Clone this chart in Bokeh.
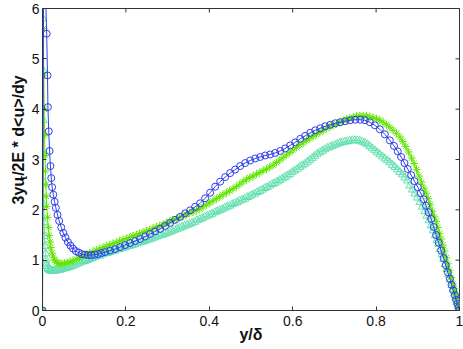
from math import pi
from bokeh.plotting import figure
from bokeh.layouts import row
from bokeh.models import Range1d, FixedTicker
from bokeh.core.properties import value
from bokeh.embed import file_html
from bokeh.resources import INLINE

# ---------------- data ----------------
x_ticks = [0, 0.2, 0.4, 0.6, 0.8, 1]
x_tick_labels = ["0", "0.2", "0.4", "0.6", "0.8", "1"]
y_ticks = [0, 1, 2, 3, 4, 5, 6]
y_tick_labels = ["0", "1", "2", "3", "4", "5", "6"]
x_label = "y/δ"
y_label_parts = ["3yu", "τ", "/2E * d<u>/dy"]

blue_x = [0.000, 0.003, 0.007, 0.010, 0.012, 0.013, 0.015, 0.017, 0.019, 0.021,
          0.023, 0.026, 0.029, 0.032, 0.036, 0.040, 0.045, 0.050, 0.055, 0.061,
          0.067, 0.073, 0.080, 0.087, 0.094, 0.101, 0.109, 0.117, 0.125, 0.133,
          0.141, 0.150, 0.162, 0.174, 0.186, 0.198, 0.210, 0.222, 0.234, 0.246,
          0.258, 0.270, 0.282, 0.294, 0.306, 0.318, 0.330, 0.342, 0.354, 0.366,
          0.378, 0.390, 0.402, 0.414, 0.426, 0.438, 0.450, 0.462, 0.474, 0.486,
          0.498, 0.510, 0.522, 0.534, 0.546, 0.558, 0.570, 0.582, 0.594, 0.606,
          0.618, 0.630, 0.642, 0.654, 0.666, 0.678, 0.690, 0.702, 0.714, 0.726,
          0.738, 0.750, 0.762, 0.773, 0.785, 0.797, 0.809, 0.821, 0.833, 0.843,
          0.852, 0.860, 0.868, 0.876, 0.884, 0.892, 0.900, 0.907, 0.914, 0.920,
          0.926, 0.932, 0.938, 0.944, 0.950, 0.956, 0.962, 0.967, 0.972, 0.977,
          0.981, 0.985, 0.989, 0.992, 0.995, 0.998, 1.000]
blue_y = [0.00, 7.60, 6.40, 5.50, 4.67, 4.04, 3.56, 3.17, 2.87, 2.63,
          2.45, 2.30, 2.16, 2.04, 1.90, 1.78, 1.65, 1.54, 1.45, 1.36,
          1.29, 1.23, 1.18, 1.15, 1.12, 1.11, 1.10, 1.10, 1.11, 1.12,
          1.14, 1.16, 1.19, 1.22, 1.26, 1.30, 1.34, 1.38, 1.42, 1.47,
          1.52, 1.57, 1.62, 1.68, 1.74, 1.80, 1.86, 1.93, 1.99, 2.06,
          2.13, 2.23, 2.34, 2.46, 2.56, 2.65, 2.73, 2.80, 2.87, 2.93,
          2.98, 3.02, 3.05, 3.08, 3.10, 3.13, 3.17, 3.22, 3.28, 3.34,
          3.41, 3.47, 3.53, 3.58, 3.62, 3.66, 3.69, 3.72, 3.74, 3.76,
          3.78, 3.79, 3.79, 3.78, 3.74, 3.68, 3.60, 3.50, 3.38, 3.27,
          3.16, 3.05, 2.93, 2.81, 2.69, 2.57, 2.45, 2.33, 2.21, 2.08,
          1.95, 1.82, 1.66, 1.50, 1.35, 1.19, 1.04, 0.90, 0.76, 0.63,
          0.51, 0.40, 0.30, 0.21, 0.13, 0.06, 0.00]

green_x = [0.000, 0.001, 0.002, 0.003, 0.004, 0.005, 0.006, 0.007, 0.008, 0.009,
           0.010, 0.012, 0.014, 0.016, 0.018, 0.020, 0.023, 0.026, 0.029, 0.033,
           0.037, 0.042, 0.047, 0.053, 0.059, 0.066, 0.073, 0.081, 0.089, 0.097,
           0.105, 0.113, 0.121, 0.129, 0.137, 0.145, 0.153, 0.161, 0.169, 0.177,
           0.185, 0.193, 0.201, 0.209, 0.217, 0.225, 0.233, 0.241, 0.249, 0.257,
           0.265, 0.273, 0.281, 0.289, 0.297, 0.305, 0.313, 0.321, 0.329, 0.337,
           0.345, 0.353, 0.361, 0.369, 0.377, 0.385, 0.393, 0.401, 0.409, 0.417,
           0.425, 0.433, 0.441, 0.449, 0.457, 0.465, 0.473, 0.481, 0.489, 0.497,
           0.505, 0.513, 0.521, 0.529, 0.537, 0.545, 0.553, 0.561, 0.569, 0.577,
           0.585, 0.593, 0.601, 0.609, 0.617, 0.625, 0.633, 0.641, 0.649, 0.657,
           0.665, 0.673, 0.681, 0.689, 0.697, 0.705, 0.713, 0.721, 0.729, 0.737,
           0.745, 0.753, 0.761, 0.769, 0.777, 0.785, 0.793, 0.801, 0.809, 0.817,
           0.825, 0.833, 0.841, 0.849, 0.857, 0.864, 0.871, 0.878, 0.885, 0.891,
           0.897, 0.903, 0.909, 0.915, 0.920, 0.925, 0.930, 0.935, 0.940, 0.944,
           0.948, 0.952, 0.956, 0.960, 0.964, 0.968, 0.972, 0.976, 0.980, 0.984,
           0.987, 0.990, 0.993, 0.996, 0.998, 1.000]
green_y = [0.00, 8.00, 5.60, 4.67, 4.00, 3.48, 3.08, 2.77, 2.50, 2.27,
           2.07, 1.85, 1.65, 1.49, 1.36, 1.25, 1.14, 1.06, 1.00, 0.96,
           0.94, 0.93, 0.93, 0.94, 0.95, 0.97, 0.99, 1.02, 1.05, 1.08,
           1.11, 1.14, 1.17, 1.20, 1.22, 1.25, 1.28, 1.30, 1.33, 1.35,
           1.38, 1.40, 1.43, 1.45, 1.48, 1.50, 1.53, 1.55, 1.58, 1.60,
           1.63, 1.66, 1.68, 1.71, 1.74, 1.77, 1.80, 1.82, 1.85, 1.88,
           1.91, 1.94, 1.96, 1.99, 2.02, 2.06, 2.10, 2.14, 2.18, 2.22,
           2.26, 2.30, 2.34, 2.38, 2.42, 2.46, 2.51, 2.56, 2.60, 2.64,
           2.67, 2.71, 2.74, 2.78, 2.81, 2.85, 2.89, 2.94, 2.99, 3.04,
           3.09, 3.14, 3.19, 3.24, 3.29, 3.33, 3.38, 3.42, 3.46, 3.50,
           3.54, 3.58, 3.62, 3.65, 3.68, 3.71, 3.74, 3.77, 3.80, 3.82,
           3.84, 3.86, 3.87, 3.87, 3.86, 3.85, 3.83, 3.81, 3.78, 3.74,
           3.69, 3.64, 3.58, 3.52, 3.45, 3.36, 3.26, 3.15, 3.03, 2.92,
           2.80, 2.67, 2.55, 2.43, 2.33, 2.22, 2.10, 1.97, 1.86, 1.77,
           1.65, 1.53, 1.42, 1.30, 1.18, 1.05, 0.93, 0.80, 0.66, 0.53,
           0.43, 0.33, 0.23, 0.13, 0.07, 0.00]

teal_x = [0.0000, 0.0004, 0.0008, 0.0012, 0.0016, 0.0020, 0.0026, 0.0032, 0.0040, 0.0050,
          0.0060, 0.0072, 0.0085, 0.0100, 0.0115, 0.0130, 0.0150, 0.0170, 0.0195, 0.0220,
          0.0250, 0.0280, 0.0310, 0.0345, 0.0380, 0.0420, 0.0460, 0.0500, 0.0545, 0.0590,
          0.0640, 0.0690, 0.0740, 0.0790, 0.0845, 0.0900, 0.0955, 0.1010, 0.107, 0.113,
          0.119, 0.125, 0.131, 0.137, 0.143, 0.149, 0.155, 0.161, 0.167, 0.173,
          0.179, 0.185, 0.191, 0.197, 0.203, 0.209, 0.215, 0.221, 0.227, 0.233,
          0.239, 0.245, 0.251, 0.257, 0.263, 0.269, 0.275, 0.281, 0.287, 0.293,
          0.299, 0.305, 0.311, 0.317, 0.323, 0.329, 0.335, 0.341, 0.347, 0.353,
          0.359, 0.365, 0.371, 0.377, 0.383, 0.389, 0.395, 0.401, 0.407, 0.413,
          0.419, 0.425, 0.431, 0.437, 0.443, 0.449, 0.455, 0.461, 0.467, 0.473,
          0.479, 0.485, 0.491, 0.497, 0.503, 0.509, 0.515, 0.521, 0.527, 0.533,
          0.539, 0.545, 0.551, 0.557, 0.563, 0.569, 0.575, 0.581, 0.587, 0.593,
          0.599, 0.605, 0.611, 0.617, 0.623, 0.629, 0.635, 0.641, 0.647, 0.653,
          0.659, 0.665, 0.671, 0.677, 0.683, 0.689, 0.695, 0.701, 0.707, 0.713,
          0.719, 0.725, 0.731, 0.737, 0.743, 0.749, 0.755, 0.761, 0.767, 0.773,
          0.779, 0.785, 0.791, 0.797, 0.803, 0.809, 0.815, 0.821, 0.827, 0.833,
          0.839, 0.845, 0.851, 0.857, 0.863, 0.869, 0.875, 0.881, 0.887, 0.893,
          0.899, 0.905, 0.911, 0.917, 0.922, 0.927, 0.932, 0.937, 0.942, 0.946,
          0.950, 0.954, 0.958, 0.962, 0.966, 0.970, 0.974, 0.978, 0.982, 0.985,
          0.988, 0.991, 0.994, 0.997, 1.000]
teal_y = [0.00, 7.50, 5.80, 4.77, 3.78, 3.11, 2.55, 2.10, 1.75, 1.48,
          1.28, 1.13, 1.01, 0.93, 0.88, 0.84, 0.82, 0.80, 0.79, 0.79,
          0.79, 0.79, 0.79, 0.80, 0.80, 0.81, 0.82, 0.83, 0.84, 0.85,
          0.86, 0.88, 0.89, 0.91, 0.93, 0.95, 0.97, 0.98, 1.00, 1.02,
          1.04, 1.06, 1.08, 1.09, 1.11, 1.13, 1.14, 1.16, 1.18, 1.19,
          1.21, 1.22, 1.24, 1.25, 1.27, 1.28, 1.30, 1.31, 1.33, 1.35,
          1.36, 1.38, 1.40, 1.41, 1.43, 1.45, 1.47, 1.49, 1.50, 1.52,
          1.54, 1.56, 1.58, 1.60, 1.62, 1.64, 1.66, 1.68, 1.70, 1.72,
          1.74, 1.76, 1.79, 1.81, 1.83, 1.86, 1.88, 1.90, 1.92, 1.95,
          1.97, 1.99, 2.01, 2.04, 2.06, 2.08, 2.11, 2.13, 2.15, 2.18,
          2.20, 2.22, 2.25, 2.27, 2.30, 2.32, 2.35, 2.37, 2.40, 2.43,
          2.45, 2.48, 2.51, 2.53, 2.56, 2.59, 2.62, 2.65, 2.68, 2.71,
          2.75, 2.78, 2.81, 2.85, 2.88, 2.91, 2.95, 2.99, 3.03, 3.07,
          3.11, 3.14, 3.17, 3.20, 3.23, 3.25, 3.27, 3.29, 3.31, 3.33,
          3.34, 3.35, 3.36, 3.37, 3.38, 3.38, 3.38, 3.37, 3.35, 3.33,
          3.30, 3.26, 3.22, 3.18, 3.14, 3.10, 3.06, 3.02, 2.98, 2.94,
          2.89, 2.85, 2.80, 2.75, 2.70, 2.64, 2.58, 2.48, 2.40, 2.32,
          2.24, 2.15, 2.06, 1.97, 1.88, 1.79, 1.69, 1.59, 1.49, 1.40,
          1.32, 1.22, 1.12, 1.02, 0.92, 0.82, 0.71, 0.61, 0.50, 0.42,
          0.34, 0.25, 0.17, 0.08, 0.00]

BLUE = "#2f3fee"
GREEN = "#62e600"
TEAL = "#62e0b0"
AXIS = "#333333"
TXT = "#111111"
FONT = "Liberation Sans"

# ---------------- main figure ----------------
p = figure(width=435, height=349, x_range=Range1d(0, 1), y_range=Range1d(0, 6),
           output_backend="svg", toolbar_location=None,
           min_border_left=14, min_border_right=4, min_border_top=8, min_border_bottom=39)
p.xgrid.visible = False
p.ygrid.visible = False
p.outline_line_color = AXIS
p.background_fill_color = "white"
p.border_fill_color = "white"

for ax in (p.xaxis[0], p.yaxis[0]):
    ax.axis_line_color = AXIS
    ax.major_tick_line_color = AXIS
    ax.major_tick_in = 4
    ax.major_tick_out = 0
    ax.minor_tick_line_color = None
    ax.major_label_text_font = FONT
    ax.major_label_text_font_size = "14px"
    ax.major_label_text_color = TXT

p.xaxis[0].ticker = FixedTicker(ticks=x_ticks)
p.xaxis[0].major_label_overrides = dict(zip(x_ticks, x_tick_labels))
p.xaxis[0].major_label_standoff = 5
p.xaxis[0].axis_label = x_label
p.xaxis[0].axis_label_text_font = FONT
p.xaxis[0].axis_label_text_font_size = "16px"
p.xaxis[0].axis_label_text_font_style = "bold"
p.xaxis[0].axis_label_text_color = TXT
p.xaxis[0].axis_label_standoff = -3

p.yaxis[0].ticker = FixedTicker(ticks=y_ticks)
p.yaxis[0].major_label_overrides = dict(zip(y_ticks, y_tick_labels))
p.yaxis[0].major_label_standoff = 3

# inward tick marks on the right and top edges of the box
p.scatter([1] * len(y_ticks), y_ticks, marker="dash", size=8, line_color=AXIS, line_width=1)
p.scatter(x_ticks, [6] * len(x_ticks), marker="dash", angle=pi / 2, size=8,
          line_color=AXIS, line_width=1)

# series: teal triangles, green asterisks, blue circles
p.line(teal_x, teal_y, line_color=TEAL, line_width=1)
p.scatter(teal_x, teal_y, marker="triangle", size=8, line_color=TEAL,
          fill_color=None, line_width=1)
p.line(green_x, green_y, line_color=GREEN, line_width=1)
p.scatter(green_x, green_y, marker="asterisk", size=8, line_color=GREEN, line_width=1)
p.line(blue_x, blue_y, line_color=BLUE, line_width=1)
p.scatter(blue_x, blue_y, marker="circle", size=7, line_color=BLUE,
          fill_color=None, line_width=1)

# ---------------- y-axis title strip (to allow the subscript) ----------------
yl = figure(width=28, height=349, x_range=Range1d(0, 28), y_range=Range1d(0, 349),
            output_backend="svg", toolbar_location=None,
            x_axis_location=None, y_axis_location=None,
            min_border_left=0, min_border_right=0, min_border_top=0, min_border_bottom=0)
yl.xgrid.visible = False
yl.ygrid.visible = False
yl.outline_line_color = None
yl.background_fill_color = "white"
yl.border_fill_color = "white"

txt_kw = dict(angle=pi / 2, text_font=value(FONT), text_font_style=value("bold"),
              text_baseline=value("alphabetic"), text_align=value("left"), text_color=TXT)
yl.text(x=[18.4], y=[122.5], text=[y_label_parts[0]], text_font_size=value("16px"), **txt_kw)
yl.text(x=[22.4], y=[150.1], text=[y_label_parts[1]], text_font_size=value("11px"), **txt_kw)
yl.text(x=[18.4], y=[155.6], text=[y_label_parts[2]], text_font_size=value("16px"), **txt_kw)

layout = row(yl, p, spacing=0)
open("out.html", "w").write(file_html(layout, INLINE))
◇ ◇ ◇
→ Problem description
Leave out any pictures, please, and quote only the lines from the top of the data through the line that contains "from bokeh.resources import INLINE".

→ Solution for this exercise
Clone this chart in Bokeh.
from math import pi
from bokeh.plotting import figure
from bokeh.layouts import row
from bokeh.models import Range1d, FixedTicker
from bokeh.core.properties import value
from bokeh.embed import file_html
from bokeh.resources import INLINE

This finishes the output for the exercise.